Josephine Meckseper, Manhattan Oil Project, 2012, steel, plastic, hardware, paint, 25 x 23 x 6'.


For the Manhattan Oil Project, the German-born, New York–based artist Josephine Meckseper has installed two twenty-five-foot-tall sculptures inspired by mid-twentieth-century oil pump jacks in The Last Lot, a project space in Times Square organized by Art Production Fund. The project is on view from March 5­ to May 6, 2012.

THIS IS technically my first large-scale public sculpture. In the 1990s I produced a conceptual magazine, FAT, which was kind of like public art because it was distributed at local newsstands. Similar to the magazine, the oil pumps are art disguised as something real. Both projects use recognizable generic forms to subvert an elitist art vocabulary, one typically not accessible to a broad audience.

My main motivation for installing oil pumps in the middle of Manhattan was to use forms that were already ingrained in people’s consciousness and therefore inherently understandable. I wanted to make a conceptual monument representing what was going on in 2012, and the pumps signify various current sociopolitical issues—from war to the world economy to the exploitation of natural resources.

The oil pumps are made out of three tons of steel each. The familiar forms appear jarring when juxtaposed with throngs of tourists, harried office workers, and a sea of advertising. In this area of diversion and commercialism, the sculptures become the hard-edged reality of a culture that is defined by its control of supplies of natural resources.
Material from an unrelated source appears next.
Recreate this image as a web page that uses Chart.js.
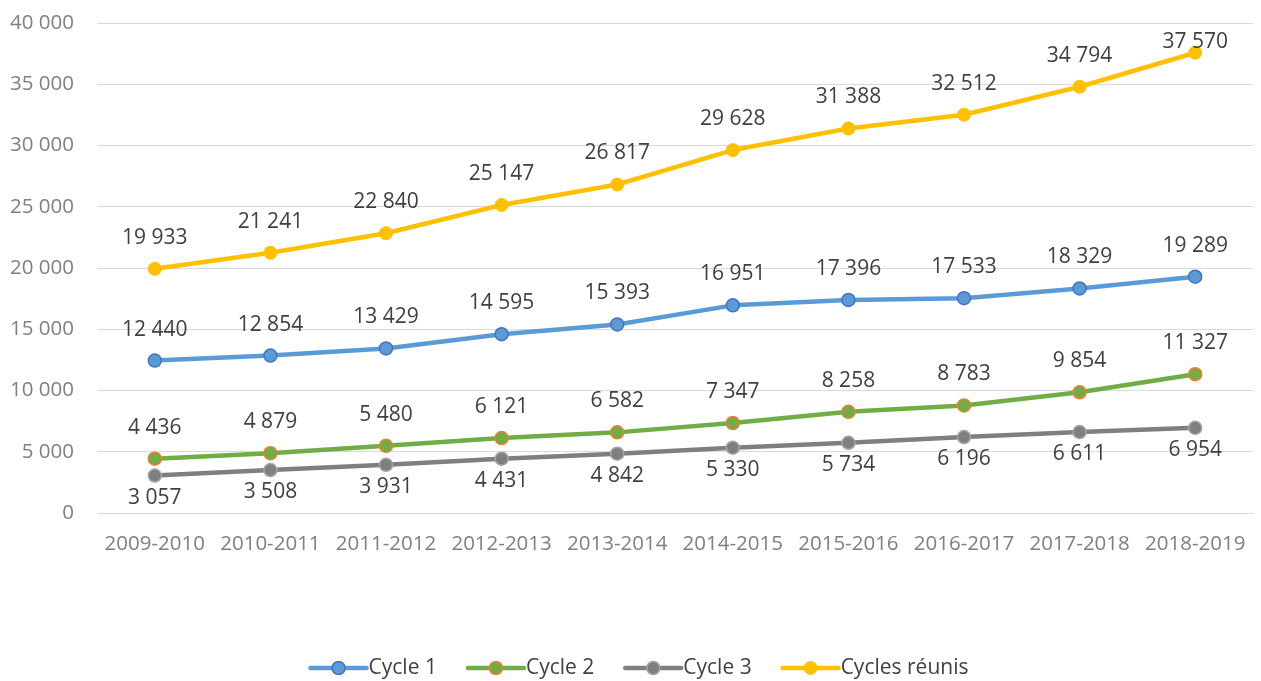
<!DOCTYPE html>
<html>
<head>
<meta charset="utf-8">
<script src="https://cdn.jsdelivr.net/npm/chart.js@4"></script>
<style>
html,body{margin:0;padding:0;background:#fff;}
#wrap{width:1261px;height:681px;position:relative;}
</style>
</head>
<body>
<div id="wrap"><canvas id="c" width="1261" height="681"></canvas></div>
<script>
const categories = ['2009-2010','2010-2011','2011-2012','2012-2013','2013-2014','2014-2015','2015-2016','2016-2017','2017-2018','2018-2019'];
const cycle1 = [12440, 12854, 13429, 14595, 15393, 16951, 17396, 17533, 18329, 19289];
const cycle2 = [4436, 4879, 5480, 6121, 6582, 7347, 8258, 8783, 9854, 11327];
const cycle3 = [3057, 3508, 3931, 4431, 4842, 5330, 5734, 6196, 6611, 6954];
const cyclesReunis = [19933, 21241, 22840, 25147, 26817, 29628, 31388, 32512, 34794, 37570];
const seriesNames = ['Cycle 1', 'Cycle 2', 'Cycle 3', 'Cycles réunis'];
const yTicks = [0, 5000, 10000, 15000, 20000, 25000, 30000, 35000, 40000];

const FONT = "'Open Sans', 'Liberation Sans', sans-serif";
function fmt(v){ return String(Math.round(v)).replace(/\B(?=(\d{3})+(?!\d))/g, ' '); }

const labelPlugin = {
  id: 'valueLabels',
  afterDatasetsDraw(chart){
    const ctx = chart.ctx;
    ctx.save();
    ctx.font = "21px " + FONT;
    ctx.fillStyle = '#404040';
    ctx.textAlign = 'center';
    ctx.textBaseline = 'middle';
    chart.data.datasets.forEach((ds, i) => {
      const meta = chart.getDatasetMeta(i);
      meta.data.forEach((pt, j) => {
        let y = ds.labelPos === 'below' ? pt.y + 22 : pt.y - 31;
        y = Math.max(y, chart.chartArea.top + 19);
        ctx.fillText(fmt(ds.data[j]), pt.x, y);
      });
    });
    ctx.restore();
  }
};

const legendPlugin = {
  id: 'customLegend',
  afterDraw(chart){
    const ctx = chart.ctx;
    ctx.save();
    ctx.font = "21px " + FONT;
    ctx.textBaseline = 'middle';
    const lineW = 60, gapAfterText = 29;
    const items = chart.data.datasets.map(ds => ({ds, tw: ctx.measureText(ds.label).width}));
    let total = 0;
    items.forEach((it, k) => { total += lineW + it.tw + (k < items.length - 1 ? gapAfterText : 0); });
    let x = chart.width / 2 - total / 2 + 8;
    const y = 668;
    items.forEach(it => {
      const ds = it.ds;
      ctx.strokeStyle = ds.borderColor;
      ctx.lineWidth = 4.5;
      ctx.lineCap = 'round';
      ctx.beginPath(); ctx.moveTo(x + 2, y); ctx.lineTo(x + lineW - 2, y); ctx.stroke();
      ctx.beginPath();
      ctx.arc(x + lineW / 2, y, 6.5, 0, Math.PI * 2);
      ctx.fillStyle = ds.pointBackgroundColor;
      ctx.fill();
      ctx.lineWidth = ds.pointBorderWidth;
      ctx.strokeStyle = ds.pointBorderColor;
      ctx.stroke();
      ctx.fillStyle = '#404040';
      ctx.textAlign = 'left';
      ctx.fillText(ds.label, x + lineW, y);
      x += lineW + it.tw + gapAfterText;
    });
    ctx.restore();
  }
};

function mk(label, data, line, fill, border, bw, pos){
  return {
    label, data, labelPos: pos,
    borderColor: line, backgroundColor: line,
    borderWidth: 4.5, tension: 0,
    pointRadius: 6.5, pointHoverRadius: 6.5,
    pointBackgroundColor: fill, pointBorderColor: border, pointBorderWidth: bw,
    borderCapStyle: 'round', borderJoinStyle: 'round'
  };
}

new Chart(document.getElementById('c'), {
  type: 'line',
  data: {
    labels: categories,
    datasets: [
      mk(seriesNames[0], cycle1, '#5b9bd5', '#5b9bd5', '#4472c4', 1.5, 'above'),
      mk(seriesNames[1], cycle2, '#70ad47', '#70ad47', '#ed7d31', 1.5, 'above'),
      mk(seriesNames[2], cycle3, '#7f7f7f', '#7f7f7f', '#a5a5a5', 1.5, 'below'),
      mk(seriesNames[3], cyclesReunis, '#ffc000', '#ffc000', '#ffc000', 1, 'above')
    ]
  },
  options: {
    responsive: false,
    animation: false,
    layout: { padding: { top: 23, right: 3, bottom: 0, left: 0 } },
    plugins: { legend: { display: false }, tooltip: { enabled: false } },
    scales: {
      x: {
        offset: true,
        grid: { display: false, drawTicks: false },
        border: { display: true, color: '#d9d9d9', width: 1 },
        ticks: { color: '#808080', font: { family: FONT, size: 20.5 }, padding: 19, maxRotation: 0, autoSkip: false },
        afterFit(s){ s.height = 168; s.paddingLeft = 0; s.paddingRight = 0; }
      },
      y: {
        min: 0, max: 40000,
        afterBuildTicks(s){ s.ticks = yTicks.map(v => ({value: v})); },
        grid: { color: '#d9d9d9', lineWidth: 1, drawTicks: false },
        border: { display: false },
        ticks: { color: '#808080', font: { family: FONT, size: 20.5 }, padding: 23, callback: v => fmt(v) },
        afterFit(s){ s.width = 97; s.paddingTop = 0; s.paddingBottom = 0; s.paddingLeft = 0; s.paddingRight = 0; }
      }
    }
  },
  plugins: [labelPlugin, legendPlugin]
});
</script>
</body>
</html>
The surrounding theaters provide a distraction and escape from such real-world issues. But the nearby Port Authority, on the other hand, defines the neighborhood more realistically. For many immigrants, this terminal is a launch pad for their hopes and dreams. Picking up on this notion, the pumps can be seen as symbolic of the quintessential American dream, left over from the frontier days: striking it rich.

A New York metal shop called Pabst Enterprises, which typically makes large metal specialty parts for big telecommunications networks, fabricated the sculptures. There are very few plants like this still working on the East Coast, since this type of production is now largely outsourced to China and elsewhere. It was important to me to work with a company that makes industrial products, not art sculptures. Fifty years ago this plant built giant parts for the US Navy. There are still old train tracks on the factory floor there, which reminded me of the giant steam train my father bought in the ’70s and installed on nineteenth-century tracks next to the train station in my hometown, Worpswede, Germany. The similarly anachronistic look of the oil pumps echoes the more innocent beginnings of the industrial revolution, now escalated to a tenuous reality defined by our dependency on oil.